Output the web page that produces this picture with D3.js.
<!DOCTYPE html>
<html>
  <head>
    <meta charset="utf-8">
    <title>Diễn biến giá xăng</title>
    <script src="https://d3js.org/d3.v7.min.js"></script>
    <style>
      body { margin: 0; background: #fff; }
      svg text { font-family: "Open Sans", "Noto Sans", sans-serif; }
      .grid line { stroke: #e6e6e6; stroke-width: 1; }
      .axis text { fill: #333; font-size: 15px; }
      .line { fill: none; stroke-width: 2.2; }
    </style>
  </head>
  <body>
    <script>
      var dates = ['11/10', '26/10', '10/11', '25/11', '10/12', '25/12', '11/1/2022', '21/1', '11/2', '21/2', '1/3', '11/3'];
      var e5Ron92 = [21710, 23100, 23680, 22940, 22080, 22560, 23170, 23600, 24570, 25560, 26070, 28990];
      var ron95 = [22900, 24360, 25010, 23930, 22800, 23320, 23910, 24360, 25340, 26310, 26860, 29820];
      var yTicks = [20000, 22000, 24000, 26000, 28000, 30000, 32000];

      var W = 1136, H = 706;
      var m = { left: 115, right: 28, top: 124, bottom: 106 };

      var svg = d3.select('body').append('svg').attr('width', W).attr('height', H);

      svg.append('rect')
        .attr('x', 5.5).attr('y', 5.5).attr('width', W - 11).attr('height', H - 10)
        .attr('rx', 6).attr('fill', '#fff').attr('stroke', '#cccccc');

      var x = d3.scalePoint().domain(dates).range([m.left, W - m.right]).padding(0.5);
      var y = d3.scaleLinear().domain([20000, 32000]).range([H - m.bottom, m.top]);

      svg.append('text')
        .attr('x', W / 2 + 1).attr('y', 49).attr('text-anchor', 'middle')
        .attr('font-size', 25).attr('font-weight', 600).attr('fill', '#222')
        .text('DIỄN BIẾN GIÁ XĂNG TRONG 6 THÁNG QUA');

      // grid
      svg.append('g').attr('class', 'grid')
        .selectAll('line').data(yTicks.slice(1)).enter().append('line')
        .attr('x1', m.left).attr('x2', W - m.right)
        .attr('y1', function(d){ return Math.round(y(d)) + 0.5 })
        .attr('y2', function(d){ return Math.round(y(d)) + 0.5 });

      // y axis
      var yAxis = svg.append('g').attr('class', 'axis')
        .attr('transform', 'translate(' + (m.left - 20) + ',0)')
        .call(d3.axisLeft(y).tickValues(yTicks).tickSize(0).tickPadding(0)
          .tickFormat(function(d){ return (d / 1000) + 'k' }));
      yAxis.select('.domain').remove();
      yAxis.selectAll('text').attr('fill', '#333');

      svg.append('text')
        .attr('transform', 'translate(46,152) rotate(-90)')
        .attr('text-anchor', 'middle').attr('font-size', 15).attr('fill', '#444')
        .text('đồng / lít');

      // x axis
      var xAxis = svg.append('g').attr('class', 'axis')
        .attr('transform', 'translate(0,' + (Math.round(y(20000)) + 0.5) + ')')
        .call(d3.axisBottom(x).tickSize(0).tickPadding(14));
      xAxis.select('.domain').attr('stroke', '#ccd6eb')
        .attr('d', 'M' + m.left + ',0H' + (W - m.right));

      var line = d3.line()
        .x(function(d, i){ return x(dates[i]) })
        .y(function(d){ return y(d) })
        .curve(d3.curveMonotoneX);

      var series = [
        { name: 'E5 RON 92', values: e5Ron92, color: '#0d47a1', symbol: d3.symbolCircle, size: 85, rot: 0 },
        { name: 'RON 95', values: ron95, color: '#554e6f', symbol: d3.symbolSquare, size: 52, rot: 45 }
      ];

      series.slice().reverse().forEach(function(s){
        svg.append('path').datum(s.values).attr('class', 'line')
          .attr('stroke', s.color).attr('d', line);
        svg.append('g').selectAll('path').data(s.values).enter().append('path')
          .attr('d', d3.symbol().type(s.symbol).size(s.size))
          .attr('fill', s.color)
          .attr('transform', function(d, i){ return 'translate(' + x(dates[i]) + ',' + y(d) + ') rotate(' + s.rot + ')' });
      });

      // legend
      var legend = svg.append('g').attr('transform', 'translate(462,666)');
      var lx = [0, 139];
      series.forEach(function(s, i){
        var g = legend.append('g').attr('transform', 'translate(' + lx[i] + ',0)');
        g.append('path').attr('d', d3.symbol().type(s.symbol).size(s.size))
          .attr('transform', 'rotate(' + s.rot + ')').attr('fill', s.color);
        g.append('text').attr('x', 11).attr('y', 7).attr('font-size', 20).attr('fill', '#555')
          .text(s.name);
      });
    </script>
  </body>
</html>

---

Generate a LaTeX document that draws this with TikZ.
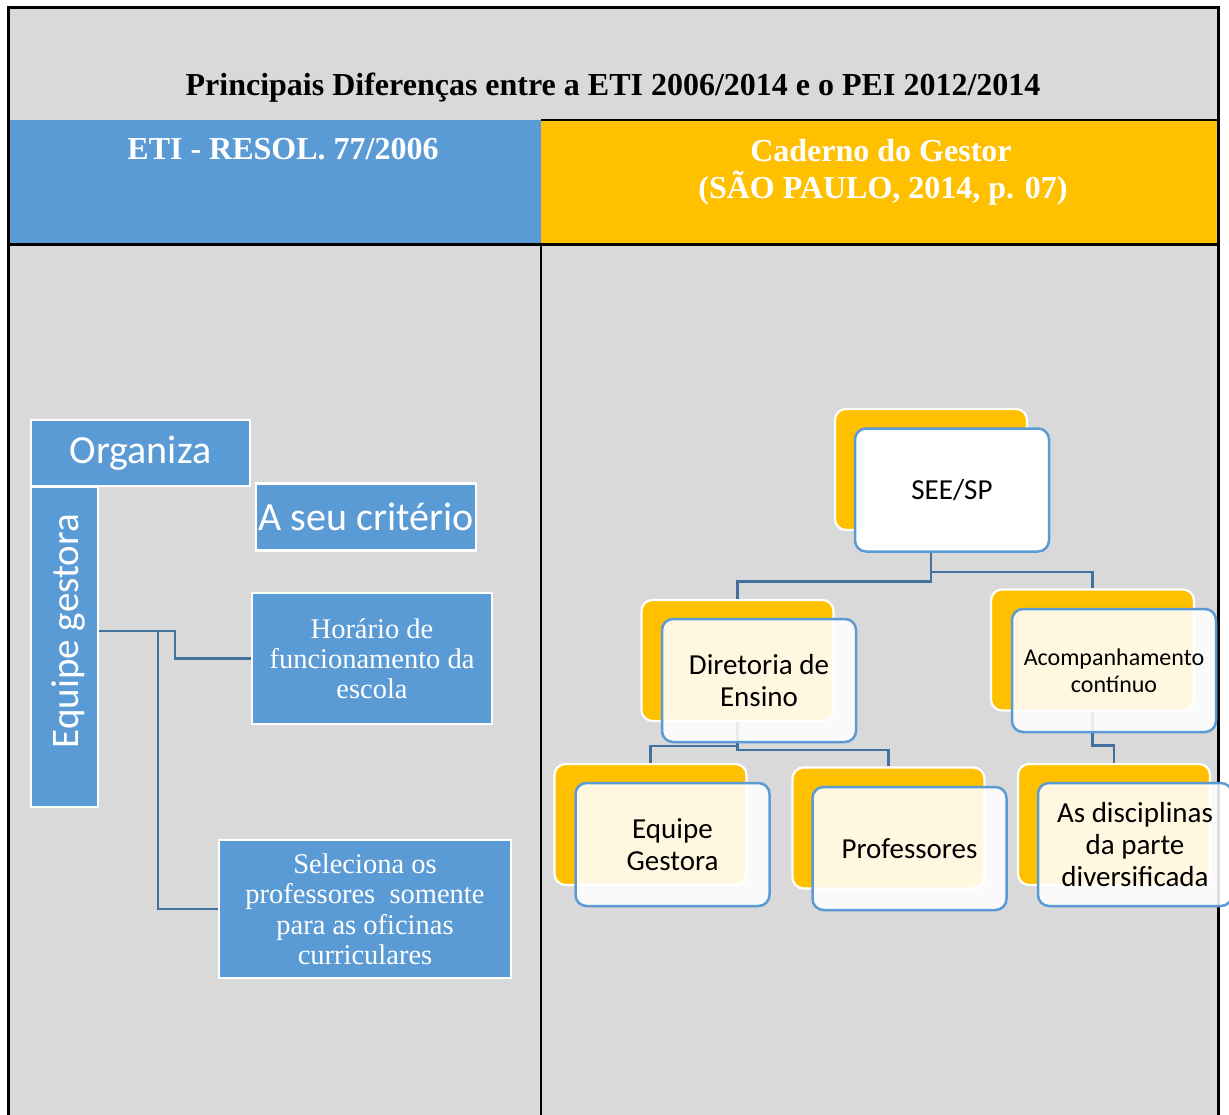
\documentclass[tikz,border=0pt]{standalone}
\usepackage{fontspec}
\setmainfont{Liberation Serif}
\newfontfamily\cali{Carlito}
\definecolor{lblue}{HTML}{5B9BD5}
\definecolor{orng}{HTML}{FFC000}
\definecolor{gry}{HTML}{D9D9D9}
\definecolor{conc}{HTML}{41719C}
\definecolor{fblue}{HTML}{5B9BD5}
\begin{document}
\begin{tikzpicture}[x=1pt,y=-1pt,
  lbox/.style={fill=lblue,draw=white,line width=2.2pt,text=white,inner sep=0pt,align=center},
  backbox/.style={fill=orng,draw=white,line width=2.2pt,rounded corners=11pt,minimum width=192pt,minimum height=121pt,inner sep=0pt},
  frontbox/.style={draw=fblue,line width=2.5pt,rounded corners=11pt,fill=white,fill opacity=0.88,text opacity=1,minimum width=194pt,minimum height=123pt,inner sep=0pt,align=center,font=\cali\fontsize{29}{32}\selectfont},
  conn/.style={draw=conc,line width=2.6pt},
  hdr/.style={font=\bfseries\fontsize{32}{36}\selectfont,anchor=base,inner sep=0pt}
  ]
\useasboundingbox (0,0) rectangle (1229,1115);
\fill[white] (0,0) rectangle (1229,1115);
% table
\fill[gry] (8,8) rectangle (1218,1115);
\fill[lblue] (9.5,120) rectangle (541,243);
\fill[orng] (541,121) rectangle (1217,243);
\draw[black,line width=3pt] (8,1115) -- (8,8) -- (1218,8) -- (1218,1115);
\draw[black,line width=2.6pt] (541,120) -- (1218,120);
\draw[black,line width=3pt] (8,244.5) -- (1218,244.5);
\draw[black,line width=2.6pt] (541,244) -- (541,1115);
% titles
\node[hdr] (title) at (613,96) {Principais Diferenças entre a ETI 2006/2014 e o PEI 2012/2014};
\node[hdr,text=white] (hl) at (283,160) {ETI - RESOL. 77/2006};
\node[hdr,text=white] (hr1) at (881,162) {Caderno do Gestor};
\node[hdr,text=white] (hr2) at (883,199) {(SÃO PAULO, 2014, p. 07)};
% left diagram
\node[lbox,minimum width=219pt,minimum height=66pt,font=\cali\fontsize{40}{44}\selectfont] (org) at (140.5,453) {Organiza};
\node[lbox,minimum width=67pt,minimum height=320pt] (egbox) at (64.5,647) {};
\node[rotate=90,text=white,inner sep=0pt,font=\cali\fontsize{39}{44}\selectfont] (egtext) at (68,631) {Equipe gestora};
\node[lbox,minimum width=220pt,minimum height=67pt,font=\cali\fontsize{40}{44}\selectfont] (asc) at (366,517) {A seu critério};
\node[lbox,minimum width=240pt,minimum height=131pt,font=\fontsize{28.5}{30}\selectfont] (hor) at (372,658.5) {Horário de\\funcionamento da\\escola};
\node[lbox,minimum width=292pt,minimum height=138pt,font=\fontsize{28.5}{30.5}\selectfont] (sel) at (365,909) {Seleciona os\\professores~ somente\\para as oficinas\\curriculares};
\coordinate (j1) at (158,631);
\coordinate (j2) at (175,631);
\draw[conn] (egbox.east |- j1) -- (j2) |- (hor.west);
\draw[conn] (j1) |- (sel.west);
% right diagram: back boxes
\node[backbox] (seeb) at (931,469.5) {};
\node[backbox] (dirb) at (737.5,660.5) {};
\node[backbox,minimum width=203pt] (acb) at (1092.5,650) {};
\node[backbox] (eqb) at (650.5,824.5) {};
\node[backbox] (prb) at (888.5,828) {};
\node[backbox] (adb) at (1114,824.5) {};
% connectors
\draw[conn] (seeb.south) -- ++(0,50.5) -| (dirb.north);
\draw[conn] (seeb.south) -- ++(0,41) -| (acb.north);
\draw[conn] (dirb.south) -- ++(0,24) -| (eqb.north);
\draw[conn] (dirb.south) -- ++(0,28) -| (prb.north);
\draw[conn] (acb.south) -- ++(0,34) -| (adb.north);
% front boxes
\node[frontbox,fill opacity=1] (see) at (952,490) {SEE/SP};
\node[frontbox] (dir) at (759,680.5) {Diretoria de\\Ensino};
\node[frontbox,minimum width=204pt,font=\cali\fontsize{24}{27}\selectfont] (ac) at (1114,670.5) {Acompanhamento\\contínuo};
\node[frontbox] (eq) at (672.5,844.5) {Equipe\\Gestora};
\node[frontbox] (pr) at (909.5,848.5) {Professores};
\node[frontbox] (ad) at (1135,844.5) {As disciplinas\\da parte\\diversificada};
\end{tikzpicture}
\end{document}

--

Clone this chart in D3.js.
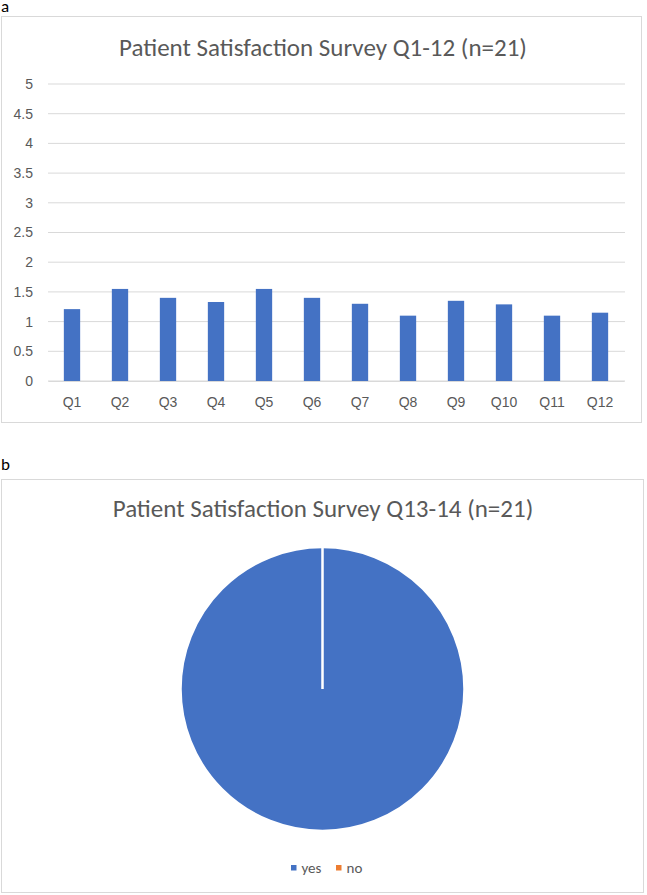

WHAT TO DO –
Gather and return every line that holds the string "with".

SOLUTION TO THIS TASK –
Output the web page that produces this picture with D3.js.
Generate a LaTeX document that draws this with TikZ.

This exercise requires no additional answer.